Se a vaidade é um mecanismo de poder que nos limita ao conhecimento do hoje, nos separando da evolução no sentido da vida, por outro lado surgem, como imagem de contraste, os que jogaram para longe a vaidade pessoal e se tornaram aquilo que são – uma existência simples. Trata-se dos que possuem uma simplicidade impessoal, fruto de um conhecimento de que o Sempre está nos sujeitos e objetos, de modo que não existe ninguém no mundo que seja proprietário de alguma coisa ou até de si mesmo. Consequentemente, eles estão mais aptos para não se distraírem de si, seja pela admiração, seja pela inveja dos que precisam do hoje.
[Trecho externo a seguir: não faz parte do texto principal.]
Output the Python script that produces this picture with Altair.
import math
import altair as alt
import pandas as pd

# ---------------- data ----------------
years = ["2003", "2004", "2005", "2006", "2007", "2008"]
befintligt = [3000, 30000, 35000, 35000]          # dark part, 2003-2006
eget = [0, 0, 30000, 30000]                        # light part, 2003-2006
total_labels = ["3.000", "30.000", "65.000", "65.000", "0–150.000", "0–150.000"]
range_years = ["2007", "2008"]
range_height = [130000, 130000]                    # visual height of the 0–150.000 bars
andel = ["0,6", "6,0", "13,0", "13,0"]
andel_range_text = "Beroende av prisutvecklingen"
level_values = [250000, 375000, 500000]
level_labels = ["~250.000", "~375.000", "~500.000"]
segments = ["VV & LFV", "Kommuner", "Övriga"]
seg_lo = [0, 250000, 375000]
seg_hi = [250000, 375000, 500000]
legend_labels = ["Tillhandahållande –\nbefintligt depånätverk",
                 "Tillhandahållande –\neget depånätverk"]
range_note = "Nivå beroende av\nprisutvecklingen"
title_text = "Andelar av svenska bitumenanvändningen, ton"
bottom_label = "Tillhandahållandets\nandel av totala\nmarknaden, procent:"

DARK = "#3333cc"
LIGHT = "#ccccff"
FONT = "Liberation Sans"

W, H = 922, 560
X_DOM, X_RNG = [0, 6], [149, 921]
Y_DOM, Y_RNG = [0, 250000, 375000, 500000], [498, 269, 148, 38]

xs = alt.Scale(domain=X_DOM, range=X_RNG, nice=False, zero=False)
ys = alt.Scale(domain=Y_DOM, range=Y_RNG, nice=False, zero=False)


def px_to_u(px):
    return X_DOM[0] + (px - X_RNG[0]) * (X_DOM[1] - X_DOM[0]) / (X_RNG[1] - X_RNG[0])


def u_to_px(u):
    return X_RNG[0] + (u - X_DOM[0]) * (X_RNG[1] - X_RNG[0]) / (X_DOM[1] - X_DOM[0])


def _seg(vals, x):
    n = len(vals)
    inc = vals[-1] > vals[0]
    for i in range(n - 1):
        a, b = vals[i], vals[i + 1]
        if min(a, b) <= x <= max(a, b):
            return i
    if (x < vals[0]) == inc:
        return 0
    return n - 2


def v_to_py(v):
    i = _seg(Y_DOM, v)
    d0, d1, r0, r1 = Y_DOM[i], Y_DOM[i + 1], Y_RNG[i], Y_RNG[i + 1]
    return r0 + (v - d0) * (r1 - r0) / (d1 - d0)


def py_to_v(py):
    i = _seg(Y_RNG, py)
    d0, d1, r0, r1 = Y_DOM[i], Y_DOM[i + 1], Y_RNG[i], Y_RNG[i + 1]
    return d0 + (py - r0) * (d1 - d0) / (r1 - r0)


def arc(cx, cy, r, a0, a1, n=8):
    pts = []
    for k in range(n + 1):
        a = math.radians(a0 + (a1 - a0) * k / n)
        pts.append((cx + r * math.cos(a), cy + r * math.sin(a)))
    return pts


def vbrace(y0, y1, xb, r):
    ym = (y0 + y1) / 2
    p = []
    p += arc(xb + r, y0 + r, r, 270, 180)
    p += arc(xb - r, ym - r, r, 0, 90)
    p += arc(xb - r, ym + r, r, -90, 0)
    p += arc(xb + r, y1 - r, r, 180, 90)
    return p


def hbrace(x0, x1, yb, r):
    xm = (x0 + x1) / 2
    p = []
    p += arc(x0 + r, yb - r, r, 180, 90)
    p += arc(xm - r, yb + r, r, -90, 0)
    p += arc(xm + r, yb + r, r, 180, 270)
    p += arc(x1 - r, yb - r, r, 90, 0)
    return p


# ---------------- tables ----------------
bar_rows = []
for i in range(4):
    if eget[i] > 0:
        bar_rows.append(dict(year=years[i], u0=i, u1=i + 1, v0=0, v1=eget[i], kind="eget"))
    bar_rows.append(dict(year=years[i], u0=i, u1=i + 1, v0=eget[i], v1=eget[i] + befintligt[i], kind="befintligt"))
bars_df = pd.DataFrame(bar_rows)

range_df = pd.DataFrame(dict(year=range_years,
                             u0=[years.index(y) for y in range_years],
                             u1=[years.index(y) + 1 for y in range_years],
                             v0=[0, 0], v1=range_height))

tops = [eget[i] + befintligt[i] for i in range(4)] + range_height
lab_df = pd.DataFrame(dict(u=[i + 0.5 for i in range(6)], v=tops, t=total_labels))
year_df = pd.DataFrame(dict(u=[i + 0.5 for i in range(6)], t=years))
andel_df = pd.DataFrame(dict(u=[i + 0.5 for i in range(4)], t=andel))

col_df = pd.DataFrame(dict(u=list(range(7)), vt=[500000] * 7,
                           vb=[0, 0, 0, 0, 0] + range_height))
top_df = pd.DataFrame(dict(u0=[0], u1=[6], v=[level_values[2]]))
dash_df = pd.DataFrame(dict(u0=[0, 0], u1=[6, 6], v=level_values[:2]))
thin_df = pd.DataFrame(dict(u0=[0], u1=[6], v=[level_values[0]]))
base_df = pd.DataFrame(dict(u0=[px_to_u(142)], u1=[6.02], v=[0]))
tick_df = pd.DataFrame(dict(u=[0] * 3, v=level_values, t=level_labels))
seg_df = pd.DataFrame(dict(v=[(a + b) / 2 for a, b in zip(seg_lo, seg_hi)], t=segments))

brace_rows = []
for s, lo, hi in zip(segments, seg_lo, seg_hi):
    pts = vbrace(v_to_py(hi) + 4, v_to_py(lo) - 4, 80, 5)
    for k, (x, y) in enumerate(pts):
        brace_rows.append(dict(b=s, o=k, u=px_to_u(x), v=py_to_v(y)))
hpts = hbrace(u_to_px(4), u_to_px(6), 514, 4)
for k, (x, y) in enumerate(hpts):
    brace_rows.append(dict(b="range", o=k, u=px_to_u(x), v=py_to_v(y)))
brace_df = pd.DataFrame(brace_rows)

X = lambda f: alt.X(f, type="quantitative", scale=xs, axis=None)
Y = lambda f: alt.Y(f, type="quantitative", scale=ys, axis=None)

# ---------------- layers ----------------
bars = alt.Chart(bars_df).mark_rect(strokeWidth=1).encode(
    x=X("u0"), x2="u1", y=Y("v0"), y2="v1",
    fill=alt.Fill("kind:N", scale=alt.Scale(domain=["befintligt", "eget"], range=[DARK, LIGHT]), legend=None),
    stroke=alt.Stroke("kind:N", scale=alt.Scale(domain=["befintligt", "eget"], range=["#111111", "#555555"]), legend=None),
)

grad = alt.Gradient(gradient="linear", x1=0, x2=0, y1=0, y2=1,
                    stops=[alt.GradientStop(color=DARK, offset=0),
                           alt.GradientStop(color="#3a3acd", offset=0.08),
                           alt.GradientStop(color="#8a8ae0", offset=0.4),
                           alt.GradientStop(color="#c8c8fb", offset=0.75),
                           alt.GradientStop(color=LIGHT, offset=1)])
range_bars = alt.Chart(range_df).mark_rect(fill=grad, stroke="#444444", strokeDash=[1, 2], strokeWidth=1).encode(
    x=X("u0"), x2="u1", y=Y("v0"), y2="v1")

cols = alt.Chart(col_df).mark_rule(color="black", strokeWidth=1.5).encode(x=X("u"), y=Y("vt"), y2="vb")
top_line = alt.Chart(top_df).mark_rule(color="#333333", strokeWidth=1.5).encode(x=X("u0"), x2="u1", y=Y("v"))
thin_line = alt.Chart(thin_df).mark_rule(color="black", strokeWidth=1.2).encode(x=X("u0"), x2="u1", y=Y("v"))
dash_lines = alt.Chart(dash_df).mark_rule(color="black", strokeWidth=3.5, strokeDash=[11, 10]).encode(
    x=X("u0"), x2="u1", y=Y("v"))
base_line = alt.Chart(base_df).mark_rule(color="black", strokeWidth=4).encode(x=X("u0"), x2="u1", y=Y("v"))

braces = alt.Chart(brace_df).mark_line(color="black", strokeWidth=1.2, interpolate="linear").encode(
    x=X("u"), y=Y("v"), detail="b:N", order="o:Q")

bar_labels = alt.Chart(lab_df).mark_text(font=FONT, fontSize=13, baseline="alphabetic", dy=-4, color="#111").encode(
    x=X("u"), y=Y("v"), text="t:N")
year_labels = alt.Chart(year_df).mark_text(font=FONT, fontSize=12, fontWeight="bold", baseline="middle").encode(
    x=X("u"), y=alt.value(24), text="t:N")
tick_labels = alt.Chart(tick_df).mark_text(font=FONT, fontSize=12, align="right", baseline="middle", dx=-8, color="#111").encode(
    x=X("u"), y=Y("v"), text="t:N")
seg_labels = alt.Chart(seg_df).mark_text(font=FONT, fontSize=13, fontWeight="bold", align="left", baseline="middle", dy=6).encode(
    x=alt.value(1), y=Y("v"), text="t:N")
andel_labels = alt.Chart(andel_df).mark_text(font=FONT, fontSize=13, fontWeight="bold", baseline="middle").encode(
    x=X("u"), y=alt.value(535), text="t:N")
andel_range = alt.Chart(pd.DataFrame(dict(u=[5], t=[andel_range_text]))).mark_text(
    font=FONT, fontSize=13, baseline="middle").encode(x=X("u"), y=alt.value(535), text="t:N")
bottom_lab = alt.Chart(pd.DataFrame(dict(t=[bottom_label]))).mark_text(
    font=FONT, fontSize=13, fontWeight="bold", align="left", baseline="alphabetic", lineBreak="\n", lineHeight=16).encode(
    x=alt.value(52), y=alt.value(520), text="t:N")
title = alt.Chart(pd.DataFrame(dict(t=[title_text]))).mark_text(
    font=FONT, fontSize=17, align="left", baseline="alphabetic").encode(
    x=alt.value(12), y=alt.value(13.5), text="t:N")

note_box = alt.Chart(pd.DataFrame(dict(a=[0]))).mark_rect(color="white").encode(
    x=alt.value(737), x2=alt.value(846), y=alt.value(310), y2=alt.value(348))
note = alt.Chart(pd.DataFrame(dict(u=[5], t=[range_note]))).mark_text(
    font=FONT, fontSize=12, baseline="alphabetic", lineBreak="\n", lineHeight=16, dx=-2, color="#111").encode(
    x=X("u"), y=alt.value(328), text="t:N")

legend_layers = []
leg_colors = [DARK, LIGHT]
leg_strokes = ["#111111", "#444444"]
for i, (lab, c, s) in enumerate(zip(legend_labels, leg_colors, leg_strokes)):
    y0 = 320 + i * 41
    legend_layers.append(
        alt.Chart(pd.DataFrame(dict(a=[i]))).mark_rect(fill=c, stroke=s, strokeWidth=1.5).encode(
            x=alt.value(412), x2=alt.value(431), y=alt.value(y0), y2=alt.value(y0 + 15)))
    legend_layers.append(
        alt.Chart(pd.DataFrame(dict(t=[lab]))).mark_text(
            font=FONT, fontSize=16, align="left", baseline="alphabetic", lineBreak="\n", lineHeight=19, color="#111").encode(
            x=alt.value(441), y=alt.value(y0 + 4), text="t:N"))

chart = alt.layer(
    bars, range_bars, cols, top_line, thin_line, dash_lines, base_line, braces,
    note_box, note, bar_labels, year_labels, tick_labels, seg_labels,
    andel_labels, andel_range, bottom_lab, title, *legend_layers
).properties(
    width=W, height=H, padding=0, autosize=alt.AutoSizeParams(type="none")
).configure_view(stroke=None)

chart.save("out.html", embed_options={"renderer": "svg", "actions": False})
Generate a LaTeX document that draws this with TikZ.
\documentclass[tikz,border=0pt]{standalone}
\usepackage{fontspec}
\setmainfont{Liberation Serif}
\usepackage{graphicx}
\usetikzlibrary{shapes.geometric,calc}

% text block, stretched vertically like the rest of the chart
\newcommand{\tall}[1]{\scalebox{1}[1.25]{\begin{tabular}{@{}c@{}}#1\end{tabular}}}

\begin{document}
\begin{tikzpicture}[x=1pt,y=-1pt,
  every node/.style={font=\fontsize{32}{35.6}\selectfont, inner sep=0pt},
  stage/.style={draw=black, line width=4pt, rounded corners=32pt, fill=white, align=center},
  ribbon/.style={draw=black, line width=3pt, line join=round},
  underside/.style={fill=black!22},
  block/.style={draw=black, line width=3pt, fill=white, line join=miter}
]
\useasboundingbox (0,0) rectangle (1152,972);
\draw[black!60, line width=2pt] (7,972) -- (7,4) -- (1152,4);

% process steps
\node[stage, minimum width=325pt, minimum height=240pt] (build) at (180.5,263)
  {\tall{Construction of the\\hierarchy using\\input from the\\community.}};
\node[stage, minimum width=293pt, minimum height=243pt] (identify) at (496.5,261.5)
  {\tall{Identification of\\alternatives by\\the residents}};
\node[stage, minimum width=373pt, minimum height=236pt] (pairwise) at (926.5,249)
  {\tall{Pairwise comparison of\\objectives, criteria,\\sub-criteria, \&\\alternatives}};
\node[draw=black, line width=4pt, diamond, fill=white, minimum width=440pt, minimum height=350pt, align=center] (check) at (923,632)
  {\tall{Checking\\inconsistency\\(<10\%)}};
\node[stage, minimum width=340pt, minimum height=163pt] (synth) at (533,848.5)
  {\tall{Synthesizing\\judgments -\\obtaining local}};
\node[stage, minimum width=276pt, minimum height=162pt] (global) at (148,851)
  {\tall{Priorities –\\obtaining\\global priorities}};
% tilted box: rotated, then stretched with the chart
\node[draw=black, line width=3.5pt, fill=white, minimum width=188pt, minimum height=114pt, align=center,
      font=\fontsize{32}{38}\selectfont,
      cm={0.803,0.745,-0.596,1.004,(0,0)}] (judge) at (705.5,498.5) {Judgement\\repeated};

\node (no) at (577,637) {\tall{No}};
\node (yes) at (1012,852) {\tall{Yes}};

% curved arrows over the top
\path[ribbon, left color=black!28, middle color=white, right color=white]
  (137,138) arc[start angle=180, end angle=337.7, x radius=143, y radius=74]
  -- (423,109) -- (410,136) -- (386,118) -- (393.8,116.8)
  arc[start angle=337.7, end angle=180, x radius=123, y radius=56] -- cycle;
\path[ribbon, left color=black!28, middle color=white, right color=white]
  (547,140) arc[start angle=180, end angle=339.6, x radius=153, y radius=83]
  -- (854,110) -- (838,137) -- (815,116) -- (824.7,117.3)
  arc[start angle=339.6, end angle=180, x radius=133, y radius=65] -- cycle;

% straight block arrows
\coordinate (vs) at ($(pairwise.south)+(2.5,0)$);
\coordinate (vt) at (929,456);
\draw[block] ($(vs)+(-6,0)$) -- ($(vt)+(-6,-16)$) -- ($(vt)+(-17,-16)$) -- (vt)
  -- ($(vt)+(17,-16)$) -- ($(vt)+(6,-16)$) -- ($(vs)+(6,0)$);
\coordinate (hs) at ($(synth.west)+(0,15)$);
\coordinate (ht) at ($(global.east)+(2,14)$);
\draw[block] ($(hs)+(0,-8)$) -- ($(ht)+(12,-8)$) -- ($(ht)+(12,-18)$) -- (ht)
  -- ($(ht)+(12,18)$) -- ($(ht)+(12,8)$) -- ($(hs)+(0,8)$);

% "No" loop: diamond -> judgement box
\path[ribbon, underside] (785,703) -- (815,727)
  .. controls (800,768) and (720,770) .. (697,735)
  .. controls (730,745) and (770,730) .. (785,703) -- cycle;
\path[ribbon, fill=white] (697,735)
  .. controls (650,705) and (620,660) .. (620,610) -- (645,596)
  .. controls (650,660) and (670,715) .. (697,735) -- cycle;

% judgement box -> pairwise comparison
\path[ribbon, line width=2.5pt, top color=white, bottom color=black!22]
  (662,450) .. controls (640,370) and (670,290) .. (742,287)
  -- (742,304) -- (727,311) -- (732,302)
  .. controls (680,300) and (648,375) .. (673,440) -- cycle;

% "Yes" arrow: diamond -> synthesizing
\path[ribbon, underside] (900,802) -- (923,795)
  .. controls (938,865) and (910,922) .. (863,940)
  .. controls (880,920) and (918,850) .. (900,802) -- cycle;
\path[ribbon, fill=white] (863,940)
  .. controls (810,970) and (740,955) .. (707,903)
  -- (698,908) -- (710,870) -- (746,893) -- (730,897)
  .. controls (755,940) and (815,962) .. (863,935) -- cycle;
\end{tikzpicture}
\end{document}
Frequentam lugares que são, no fundo, simples; conversam com pessoas que também são, sem dúvida, simples (mesmo que elas ignorem que são); assim como também se alimentam, se vestem e se divertem com simplicidade. Porém, a simplicidade da qual falamos é distinta de um simplismo que rejeita o desenvolvimento tecnológico a partir de um ideal de purificação da alma, de uma glorificação da pobreza ou, então, da marginalidade. As inovações tecnológicas, quando não são utilizadas de modo supérfluo, podem favorecer ainda mais a simplicidade (o que pode parecer contraditório para muitos). Contudo, nas mãos do sujeito vaidoso, elas adquirem facilmente um sentido que é nocivo para todo mundo, pois, para manter a todo custo o poder do qual ele depende, não há outra saída a não ser vigiar, controlar, enganar e assassinar – afinal, não há motivo algum para deixarmos de afirmar que é a existência covarde que precisa exterminar os que não se submetem... A partir da simplicidade impessoal não há necessidade alguma de se ajoelhar e abaixar a cabeça diante dos “poderosos” e das “celebridades” - estes é que, ao contrário, deveriam reverenciar a simplicidade que se apresenta aos seus olhos, caso pudessem, evidentemente, se livrar de seduções como honra e riqueza que, necessariamente, um dia perecerão. Mas o conhecimento daquilo que não perece, que é o que chamamos de Sempre, nos faz dispensar as quinquilharias fabricadas para serem colocadas sobre nós mesmos, à espera dos aplausos que reforçam a vaidade pessoal.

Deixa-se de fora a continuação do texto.